Sunday, 1 March 2015


(David Robert Mitchell, 2014)

The American suburbs. Daytime. Synthesisers.
Why this particular combination of elements should be so creepy I have no idea, but it undeniably is. And it's just the starting point for David Robert Mitchell's chilling It Follows.
The story follows Jay (Maika Monroe, excellent), a teen in the Northern suburbs of Detroit. Early on, she sleeps with a guy, and afterwards, he changes instantly. Not just being distant and never calling her; no - he drugs her and ties her to a wheelchair, the better to demonstrate exactly what he means to tell her. He tells her that he has passed something onto her, a curse of sorts. It means that she is now being followed by something undefinable, a shape-shifting creature which is always walking directly towards her, wherever she is, wherever it is. It never runs and it never stops. And if it touches her, she is dead. Sometimes it will take the form of a perfect stranger, sometimes a loved one. Only she can see it.

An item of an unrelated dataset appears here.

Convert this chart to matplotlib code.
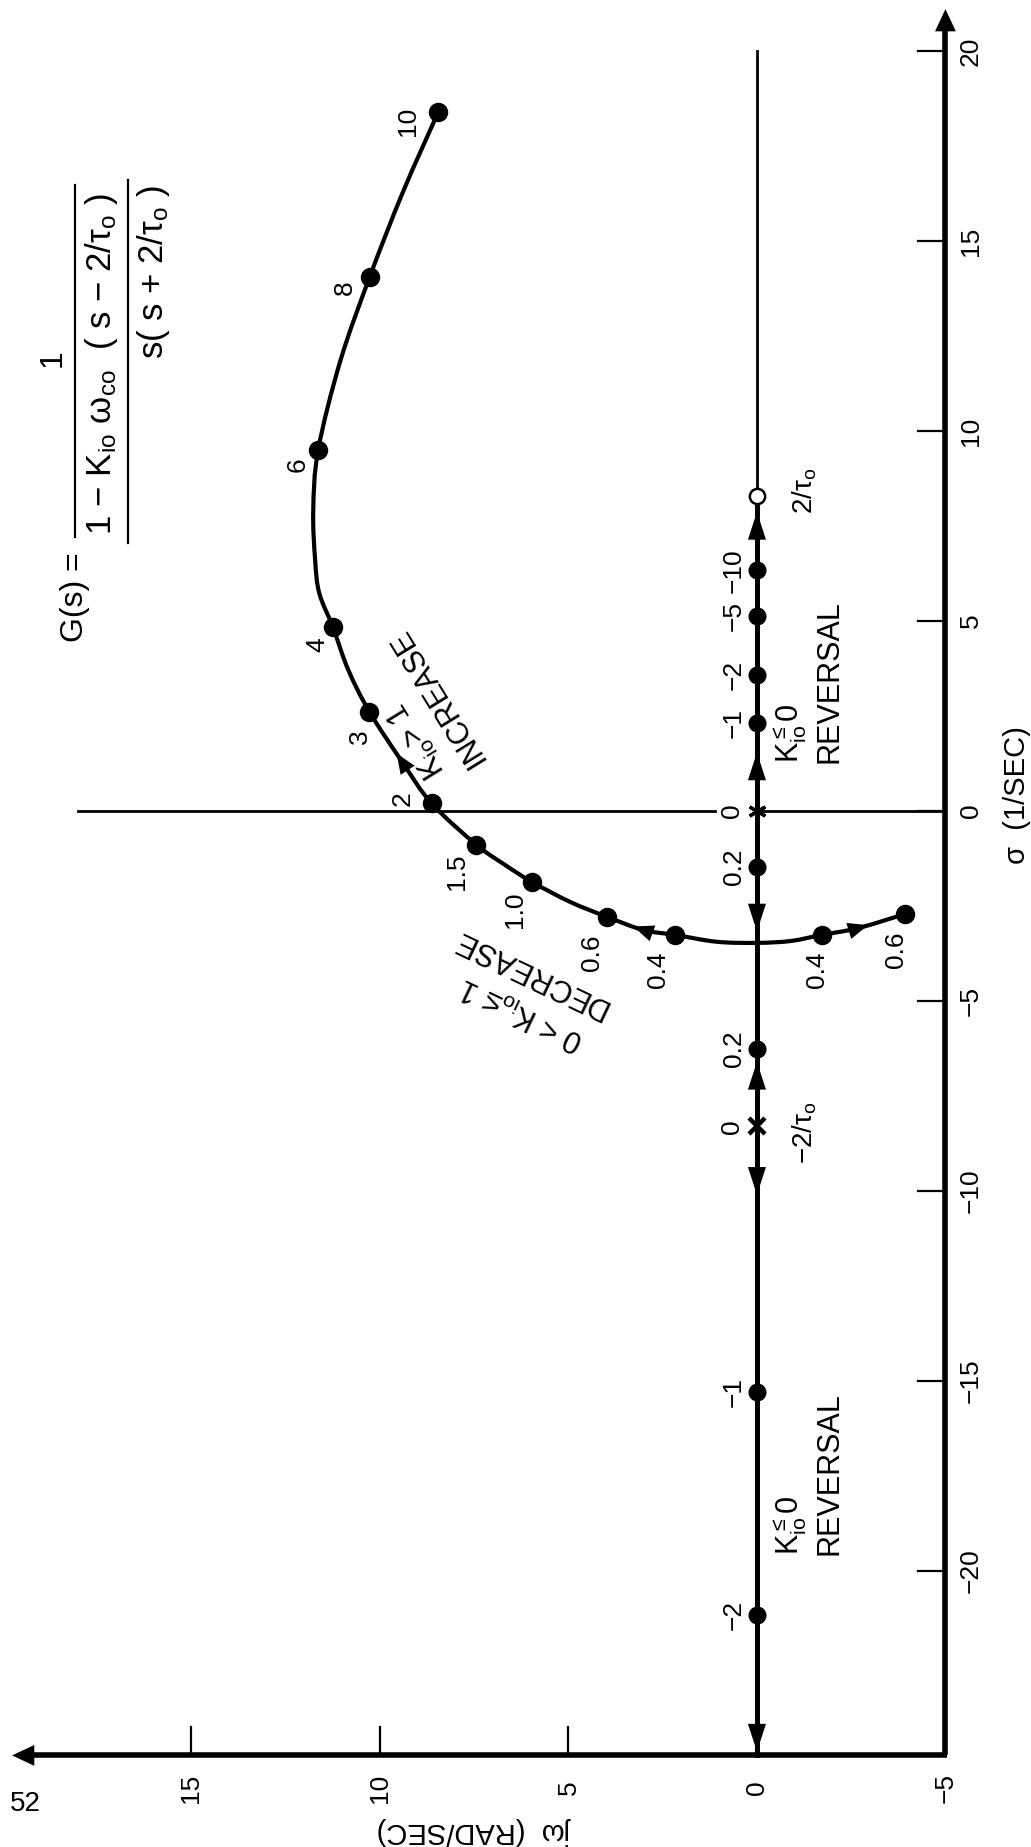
import matplotlib.pyplot as plt
from matplotlib.lines import Line2D
from matplotlib.path import Path
from matplotlib.patches import PathPatch

plt.rcParams['font.family'] = ['Liberation Sans', 'DejaVu Sans']
plt.rcParams['mathtext.default'] = 'regular'

W, H = 1031, 1847

# complex branch, gain labels and root positions (sigma, j omega)
upper_k = ['10', '8', '6', '4', '3', '2', '1.5', '1.0', '0.6', '0.4']
upper_sigma = [18.40, 14.06, 9.50, 4.84, 2.61, 0.20, -0.89, -1.86, -2.78, -3.26]
upper_jw = [8.45, 10.27, 11.64, 11.25, 10.28, 8.63, 7.44, 5.98, 3.99, 2.17]

lower_k = ['0.4', '0.6']
lower_sigma = [-3.26, -2.71]
lower_jw = [-1.72, -3.93]

# traced locus from K=10 through the breakaway to the lower end
path_sigma = [18.40, 16.29, 14.06, 11.85, 9.50, 7.92, 6.60, 5.73, 4.84, 3.71,
              2.61, 1.29, 0.20, -0.89, -1.42, -1.86, -2.39, -2.78, -3.13,
              -3.26, -3.44, -3.47, -3.42, -3.26, -3.08, -2.71]
path_jw = [8.45, 9.39, 10.27, 11.05, 11.64, 11.77, 11.72, 11.61, 11.25, 10.84,
           10.28, 9.41, 8.63, 7.44, 6.68, 5.98, 4.96, 3.99, 3.02,
           2.17, 1.07, 0.0, -0.90, -1.72, -2.69, -3.93]

# real-axis roots
right_k = ['0.2', '\u22121', '\u22122', '\u22125', '\u221210']
right_sigma = [-1.47, 2.32, 3.57, 5.13, 6.33]
left_k = ['0.2', '\u22121', '\u22122']
left_sigma = [-6.25, -15.28, -21.16]

two_over_tau = 8.3          # zero at +2/tau0, pole at -2/tau0
sigma_ticks = [-20, -15, -10, -5, 0, 5, 10, 15, 20]
jw_ticks = [15, 10, 5, 0, -5]

# direction arrows: sigma of the tip on the real axis, and +1 up / -1 down
axis_arrows = [(7.87, 1), (1.54, 1), (-3.17, -1), (-6.6, 1), (-10.1, -1), (-24.75, -1)]
# arrows on the curve: centre point and the dot they point toward
curve_arrows = [((1.29, 9.41), (2.61, 10.28)),
                ((-3.13, 3.02), (-2.78, 3.99)),
                ((-3.08, -2.69), (-2.71, -3.93))]

SIG_MIN = -24.85   # bottom frame line
JW_MIN = -5.0      # right frame line

fig = plt.figure(figsize=(W / 100, H / 100), dpi=100)
ax = fig.add_axes([0, 0, 1, 1])
ax.set_xlim(20.08, -7.27)
ax.set_ylim(-27.26, 21.34)
ax.axis('off')


def head(x, y, dx, dy, length=2.0, width=0.65):
    # filled arrowhead, tip at (x, y), pointing along (dx, dy)
    ax.annotate('', xy=(x, y), xytext=(x - dx, y - dy),
                arrowprops=dict(arrowstyle=f'-|>,head_length={length},head_width={width}',
                                mutation_scale=10, lw=0, fc='k', ec='k',
                                shrinkA=0, shrinkB=0), zorder=6)


def vtext(x, y, s, size=19, rot=90, ha='center', va='center', **kw):
    ax.text(x, y, s, fontsize=size, rotation=rot, ha=ha, va=va,
            rotation_mode='anchor', **kw)


def smooth_path(xs, ys):
    # Catmull-Rom through the traced points, drawn as cubic Bezier pieces
    pts = list(zip(xs, ys))
    pts = [pts[0]] + pts + [pts[-1]]
    verts = [pts[1]]
    codes = [Path.MOVETO]
    for i in range(1, len(pts) - 2):
        p0, p1, p2, p3 = pts[i - 1], pts[i], pts[i + 1], pts[i + 2]
        c1 = (p1[0] + (p2[0] - p0[0]) / 6, p1[1] + (p2[1] - p0[1]) / 6)
        c2 = (p2[0] - (p3[0] - p1[0]) / 6, p2[1] - (p3[1] - p1[1]) / 6)
        verts += [c1, c2, p2]
        codes += [Path.CURVE4] * 3
    return Path(verts, codes)


# frame: sigma axis on the right, j omega axis at the bottom
ax.plot([JW_MIN, JW_MIN], [SIG_MIN, 20.6], color='k', lw=4, solid_capstyle='butt')
head(JW_MIN, 21.1, 0, 1.5, length=1.6, width=0.75)
ax.plot([JW_MIN - 0.05, 19.2], [SIG_MIN, SIG_MIN], color='k', lw=4, solid_capstyle='butt')
head(19.76, SIG_MIN, 1.5, 0, length=1.6, width=0.75)

for s in sigma_ticks:
    ax.plot([JW_MIN, JW_MIN + 0.74], [s, s], color='k', lw=1.6)
    vtext(-5.68, s, str(s).replace('-', '\u2212'))
for w in jw_ticks:
    if w in (5, 10, 15):
        ax.plot([w, w], [SIG_MIN, SIG_MIN + 0.76], color='k', lw=1.6)
    vtext(w, -25.71, str(w).replace('-', '\u2212'))

vtext(-6.9, 0.42, '\u03c3  (1/SEC)', size=21)
vtext(7.5, -26.85, 'j\u03c9  (RAD/SEC)', size=21, rot=180)

# imaginary axis (sigma = 0), broken for the "0" label
ax.plot([18.0, 1.11], [0, 0], color='k', lw=2)
ax.plot([0, JW_MIN], [0, 0], color='k', lw=2)

# real axis: thin beyond the zero, heavy where it is part of the locus
ax.plot([0, 0], [two_over_tau, 20.0], color='k', lw=2)
ax.plot([0, 0], [SIG_MIN, two_over_tau], color='k', lw=3.6)

# complex branch
ax.add_patch(PathPatch(smooth_path(path_jw, path_sigma), fc='none', ec='k',
                       lw=3.0, joinstyle='round', capstyle='round'))
ax.plot(upper_jw, upper_sigma, 'o', color='k', ms=13, zorder=5)
ax.plot(lower_jw, lower_sigma, 'o', color='k', ms=13, zorder=5)

# real-axis roots, poles and zero
ax.plot([0] * len(right_sigma), right_sigma, 'o', color='k', ms=12, zorder=5)
ax.plot([0] * len(left_sigma), left_sigma, 'o', color='k', ms=12, zorder=5)
ax.plot([0], [two_over_tau], 'o', mfc='white', mec='k', mew=1.8, ms=11, zorder=7)
ax.plot([0], [-two_over_tau], 'x', color='k', mew=3.2, ms=12, zorder=7)
ax.plot([0], [0], marker=(6, 2, 0), color='k', mew=2.4, ms=13, zorder=7)

for s, d in axis_arrows:
    head(0, s, 0, 1.5 * d)
for (cs, cw), (ts, tw) in curve_arrows:
    ds, dw = ts - cs, tw - cw
    n = (ds ** 2 + dw ** 2) ** 0.5
    ds, dw = ds / n, dw / n
    head(cw + 0.27 * dw, cs + 0.27 * ds, 1.2 * dw, 1.2 * ds, length=1.45, width=0.6)

# gain labels
upper_off = [(-30, -10), (-25, -11), (-21, -15), (-15, -18), (-9, -25),
             (-29, 5), (-19, -27), (-17, -28), (-15, -36), (-17, -35)]
for k, s, w, (ox, oy) in zip(upper_k, upper_sigma, upper_jw, upper_off):
    ax.annotate(k, (w, s), xytext=(ox, oy), textcoords='offset pixels',
                rotation=90, ha='center', va='center', fontsize=19)
for k, s, w, (ox, oy) in zip(lower_k, lower_sigma, lower_jw, [(-5, -35), (-9, -36)]):
    ax.annotate(k, (w, s), xytext=(ox, oy), textcoords='offset pixels',
                rotation=90, ha='center', va='center', fontsize=19)
for k, s in zip(right_k + left_k, right_sigma + left_sigma):
    ax.annotate(k, (0, s), xytext=(-23, 0), textcoords='offset pixels',
                rotation=90, ha='center', va='center', fontsize=19)
for s in (0, -two_over_tau):
    ax.annotate('0', (0, s), xytext=(-25, 0), textcoords='offset pixels',
                rotation=90, ha='center', va='center', fontsize=19)
ax.annotate('2/\u03c4$_o$', (0, two_over_tau), xytext=(48, 5), textcoords='offset pixels',
            rotation=90, ha='center', va='center', fontsize=20)
ax.annotate('\u22122/\u03c4$_o$', (0, -two_over_tau), xytext=(48, -6), textcoords='offset pixels',
            rotation=90, ha='center', va='center', fontsize=20)

# region notes
for s0 in (1.26, -19.58):
    vtext(-0.88, s0, r'K$_{io}^{\leq}$0', size=22, ha='left')
    vtext(-1.92, s0, 'REVERSAL', size=22, ha='left')
vtext(8.49, 3.0, 'INCREASE', size=22, rot=121.7)
vtext(9.02, 1.87, 'K$_{io}$> 1', size=22, rot=121.7)
vtext(6.02, -4.26, 'DECREASE', size=22, rot=154.5)
vtext(6.23, -5.32, '0 < K$_{io}$\u2264 1', size=22, rot=154.5)


# transfer function, written along the page edge
def fpx(x, y):
    return x / W, 1 - y / H


fig.text(*fpx(75, 597), 'G(s) =', fontsize=23, rotation=90, ha='center', va='center')
fig.text(*fpx(53, 358), '1', fontsize=23, rotation=90, ha='center', va='center')
fig.add_artist(Line2D([75 / W, 75 / W], [1 - 537 / H, 1 - 185 / H], color='k', lw=1.6))
fig.text(*fpx(102, 535), '1 \u2212 K$_{io}$ \u03c9$_{co}$  ( s \u2212 2/\u03c4$_o$ )', fontsize=25,
         rotation=90, ha='left', va='center', rotation_mode='anchor')
fig.add_artist(Line2D([128 / W, 128 / W], [1 - 543 / H, 1 - 180 / H], color='k', lw=1.6))
fig.text(*fpx(153, 185), 's( s + 2/\u03c4$_o$ )', fontsize=25,
         rotation=90, ha='right', va='center', rotation_mode='anchor')

fig.text(*fpx(25, 1804), '52', fontsize=20, ha='center', va='center')

fig.savefig('out.png', dpi=100)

Her anguished, desperate attempts to escape compose the film, as she and her friends run away, then try to destroy the creature. If that bogeyman sounds a little lame, it becomes quickly apparent that it instead has more or less unlimited potential for frights. Every shot of a doorway becomes drenched with tension. Every window. Every exterior with figures walking in the background. Mitchell knows well enough that if he features enough of these shots then the rise in tension gives his actual scares more impact when they eventually do come. And come they do, in a series of beautifully mounted set-pieces, which inventively play on the specific terror of this implacable, blank-eyed shape-shifter.

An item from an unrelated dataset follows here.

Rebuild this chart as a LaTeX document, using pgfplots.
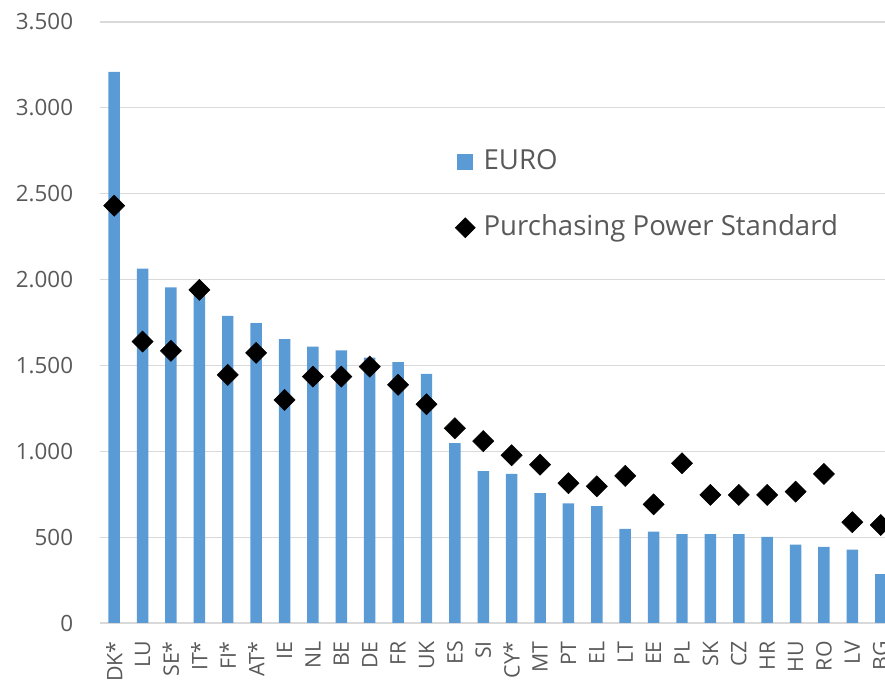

The tone is sober and muted throughout. Like Mitchell's terrific debut, The Myth of the American Sleepover, It Follows is set in a strangely timeless sort of suburban world, all big lawns and wide streets. The characters are earnest, serious, lacking the flip cynicism of the teens in most modern horror cinema. But then this is nothing like most modern horror cinema, being artier and far more ambiguous, the moody synth score by Disasterpiece helping maintain that feeling of low, sickly dread throughout. There is also ample, obvious subtext here, themes of teenage alienation running alongside the key ideas of sexually transmitted disease and social stigma.
But they never get in the way of the chief aim: to frighten the audience, which is something It Follows does tremendously well.